Thursday, February 27, 2014

Sun Boy And The Rainbow

"A Rainbow On The Plains Of North Dakota," by Jerry Mercier.
Sun Boy And The Rainbow
Rainbow Is Snare In Lakhota Tradition
As told to Col. A. B. Welch, edited by Dakota Wind
Great Plains, N.D. - A long time ago there was a terrible storm and much rain fell to the ground and the rivers got large and dirt was washed away from some places.

After a while the sun was shining and, in the sky, was a Wígmuŋke, or colored bow. A boy said that he would make a vow to climb to the top of it, so he started out to find where it touched the ground and climbed it.

He shot a blazing arrow when he got to the top of the bow that time, and the people went to get it, but could never find it and the spirits keep them from finding where the bow touches the ground.

They will always keep the sun boy up there. The people never heard of him again.

Now, nearly every time it rains, this same colored bow comes and the people point to it and tell about when the boy climbed to the sky. When it comes the sun always comes with it, so the people call the boy the Hokšíla Wí, Sun Boy, because the sun comes with the colored bow.

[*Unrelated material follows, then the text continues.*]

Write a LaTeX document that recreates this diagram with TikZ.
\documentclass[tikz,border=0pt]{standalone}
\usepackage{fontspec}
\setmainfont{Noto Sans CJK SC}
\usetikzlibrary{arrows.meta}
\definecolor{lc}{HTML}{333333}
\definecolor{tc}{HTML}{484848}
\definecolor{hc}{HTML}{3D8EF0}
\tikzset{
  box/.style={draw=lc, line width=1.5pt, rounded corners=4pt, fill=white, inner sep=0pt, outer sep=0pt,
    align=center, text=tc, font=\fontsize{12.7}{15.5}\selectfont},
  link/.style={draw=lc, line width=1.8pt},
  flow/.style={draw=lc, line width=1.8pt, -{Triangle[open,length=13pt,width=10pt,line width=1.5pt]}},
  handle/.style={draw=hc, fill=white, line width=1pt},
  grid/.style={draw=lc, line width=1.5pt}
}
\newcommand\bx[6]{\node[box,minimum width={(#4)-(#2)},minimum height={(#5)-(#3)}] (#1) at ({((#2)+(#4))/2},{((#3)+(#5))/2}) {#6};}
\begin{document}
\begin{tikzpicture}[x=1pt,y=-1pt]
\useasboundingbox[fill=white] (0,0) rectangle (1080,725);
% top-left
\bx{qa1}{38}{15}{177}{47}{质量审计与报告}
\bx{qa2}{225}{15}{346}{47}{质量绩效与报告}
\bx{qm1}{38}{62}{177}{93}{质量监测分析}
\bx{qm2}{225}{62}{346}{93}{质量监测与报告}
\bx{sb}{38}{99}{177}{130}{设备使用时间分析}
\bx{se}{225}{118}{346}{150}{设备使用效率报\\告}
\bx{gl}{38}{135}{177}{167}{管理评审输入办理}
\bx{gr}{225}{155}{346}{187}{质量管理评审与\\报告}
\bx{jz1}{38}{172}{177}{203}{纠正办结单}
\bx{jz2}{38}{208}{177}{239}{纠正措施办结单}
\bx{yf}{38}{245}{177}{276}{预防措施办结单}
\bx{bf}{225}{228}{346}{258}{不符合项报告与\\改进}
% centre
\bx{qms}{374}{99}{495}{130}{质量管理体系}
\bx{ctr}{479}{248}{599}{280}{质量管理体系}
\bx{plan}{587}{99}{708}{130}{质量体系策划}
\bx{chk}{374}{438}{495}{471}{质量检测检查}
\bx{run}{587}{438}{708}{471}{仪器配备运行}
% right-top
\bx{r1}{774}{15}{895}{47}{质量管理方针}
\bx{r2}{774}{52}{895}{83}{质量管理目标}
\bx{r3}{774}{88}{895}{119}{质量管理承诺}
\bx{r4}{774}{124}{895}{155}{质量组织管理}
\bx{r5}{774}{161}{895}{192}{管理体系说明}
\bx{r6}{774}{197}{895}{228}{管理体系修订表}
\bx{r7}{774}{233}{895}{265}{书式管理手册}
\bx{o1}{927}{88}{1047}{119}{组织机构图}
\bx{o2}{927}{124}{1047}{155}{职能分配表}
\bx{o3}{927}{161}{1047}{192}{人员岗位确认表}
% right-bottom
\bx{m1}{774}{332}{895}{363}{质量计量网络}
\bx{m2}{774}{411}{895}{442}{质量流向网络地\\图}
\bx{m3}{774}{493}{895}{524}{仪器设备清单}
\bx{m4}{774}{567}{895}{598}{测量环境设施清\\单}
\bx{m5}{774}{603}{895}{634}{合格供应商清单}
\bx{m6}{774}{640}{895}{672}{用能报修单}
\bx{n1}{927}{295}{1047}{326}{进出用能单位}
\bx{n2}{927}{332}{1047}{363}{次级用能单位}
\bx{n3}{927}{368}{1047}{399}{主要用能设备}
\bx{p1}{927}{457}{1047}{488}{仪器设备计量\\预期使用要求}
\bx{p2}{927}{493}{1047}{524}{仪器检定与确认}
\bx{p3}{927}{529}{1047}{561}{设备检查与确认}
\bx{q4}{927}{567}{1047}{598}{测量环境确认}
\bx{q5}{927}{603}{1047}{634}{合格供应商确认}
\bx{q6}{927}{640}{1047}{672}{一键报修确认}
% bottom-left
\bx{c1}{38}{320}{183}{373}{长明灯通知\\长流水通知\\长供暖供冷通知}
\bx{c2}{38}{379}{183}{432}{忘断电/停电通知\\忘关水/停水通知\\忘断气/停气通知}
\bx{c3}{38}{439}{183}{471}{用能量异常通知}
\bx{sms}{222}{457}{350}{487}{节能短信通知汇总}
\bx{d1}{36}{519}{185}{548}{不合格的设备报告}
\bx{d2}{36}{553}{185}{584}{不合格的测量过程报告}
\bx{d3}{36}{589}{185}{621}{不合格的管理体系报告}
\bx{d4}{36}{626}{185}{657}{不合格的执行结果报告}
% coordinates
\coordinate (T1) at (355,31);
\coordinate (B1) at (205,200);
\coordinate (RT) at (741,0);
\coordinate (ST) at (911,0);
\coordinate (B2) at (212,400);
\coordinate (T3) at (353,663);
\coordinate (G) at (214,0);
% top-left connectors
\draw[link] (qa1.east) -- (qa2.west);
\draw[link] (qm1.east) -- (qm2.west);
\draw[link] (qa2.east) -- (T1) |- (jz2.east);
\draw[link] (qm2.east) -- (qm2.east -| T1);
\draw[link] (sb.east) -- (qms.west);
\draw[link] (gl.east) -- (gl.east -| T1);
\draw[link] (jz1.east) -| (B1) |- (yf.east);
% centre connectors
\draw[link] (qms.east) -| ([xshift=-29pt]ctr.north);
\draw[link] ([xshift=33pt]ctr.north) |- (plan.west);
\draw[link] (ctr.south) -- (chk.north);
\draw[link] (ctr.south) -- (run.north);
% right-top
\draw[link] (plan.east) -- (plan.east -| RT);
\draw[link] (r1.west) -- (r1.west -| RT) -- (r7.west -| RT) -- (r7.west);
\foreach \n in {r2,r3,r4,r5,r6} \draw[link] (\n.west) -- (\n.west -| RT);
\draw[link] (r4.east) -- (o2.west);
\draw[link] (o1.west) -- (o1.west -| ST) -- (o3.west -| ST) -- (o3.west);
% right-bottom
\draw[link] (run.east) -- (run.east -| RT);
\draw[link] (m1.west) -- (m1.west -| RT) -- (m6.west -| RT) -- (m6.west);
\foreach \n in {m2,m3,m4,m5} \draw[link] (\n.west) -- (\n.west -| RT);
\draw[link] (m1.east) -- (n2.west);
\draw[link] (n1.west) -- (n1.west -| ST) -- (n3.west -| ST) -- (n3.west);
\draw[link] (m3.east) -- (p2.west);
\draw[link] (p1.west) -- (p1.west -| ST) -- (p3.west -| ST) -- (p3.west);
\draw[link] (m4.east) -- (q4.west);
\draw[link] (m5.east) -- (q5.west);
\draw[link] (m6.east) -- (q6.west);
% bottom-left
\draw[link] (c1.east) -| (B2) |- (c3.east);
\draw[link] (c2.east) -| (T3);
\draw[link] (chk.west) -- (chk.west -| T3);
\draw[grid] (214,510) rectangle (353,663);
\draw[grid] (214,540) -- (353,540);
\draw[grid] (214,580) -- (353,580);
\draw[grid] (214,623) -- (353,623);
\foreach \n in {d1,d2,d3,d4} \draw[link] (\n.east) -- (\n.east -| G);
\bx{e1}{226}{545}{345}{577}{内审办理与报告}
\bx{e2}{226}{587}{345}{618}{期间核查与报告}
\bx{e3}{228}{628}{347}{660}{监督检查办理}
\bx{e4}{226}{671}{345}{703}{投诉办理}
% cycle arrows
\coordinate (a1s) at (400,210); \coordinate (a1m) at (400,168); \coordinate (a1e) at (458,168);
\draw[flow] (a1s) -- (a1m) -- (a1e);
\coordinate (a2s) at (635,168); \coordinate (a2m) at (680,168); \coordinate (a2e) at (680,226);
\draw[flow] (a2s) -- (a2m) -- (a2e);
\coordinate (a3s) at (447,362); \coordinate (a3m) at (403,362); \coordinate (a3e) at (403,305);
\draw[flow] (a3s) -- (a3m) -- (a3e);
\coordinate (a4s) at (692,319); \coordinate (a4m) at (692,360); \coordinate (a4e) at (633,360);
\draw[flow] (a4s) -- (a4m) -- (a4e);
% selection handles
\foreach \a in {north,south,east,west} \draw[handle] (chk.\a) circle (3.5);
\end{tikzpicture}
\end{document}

The Lakȟóta refer to rainbows as Wígmuŋke, A Snare. It is said that the wígmuŋke, causes the storm to end by trapping it, so that no more rain can fall. No one points at the wígmuŋke with their fingers, but use their lips or elbows if they gesture to it.

“When a rainbow comes everyone looks at it. But no one points at it. If you point at it you will suffer then. Your finger will grow very large. It gets big. It is bad to point at the rainbow.” Mrs. Amanda Grass, May 15, 1921.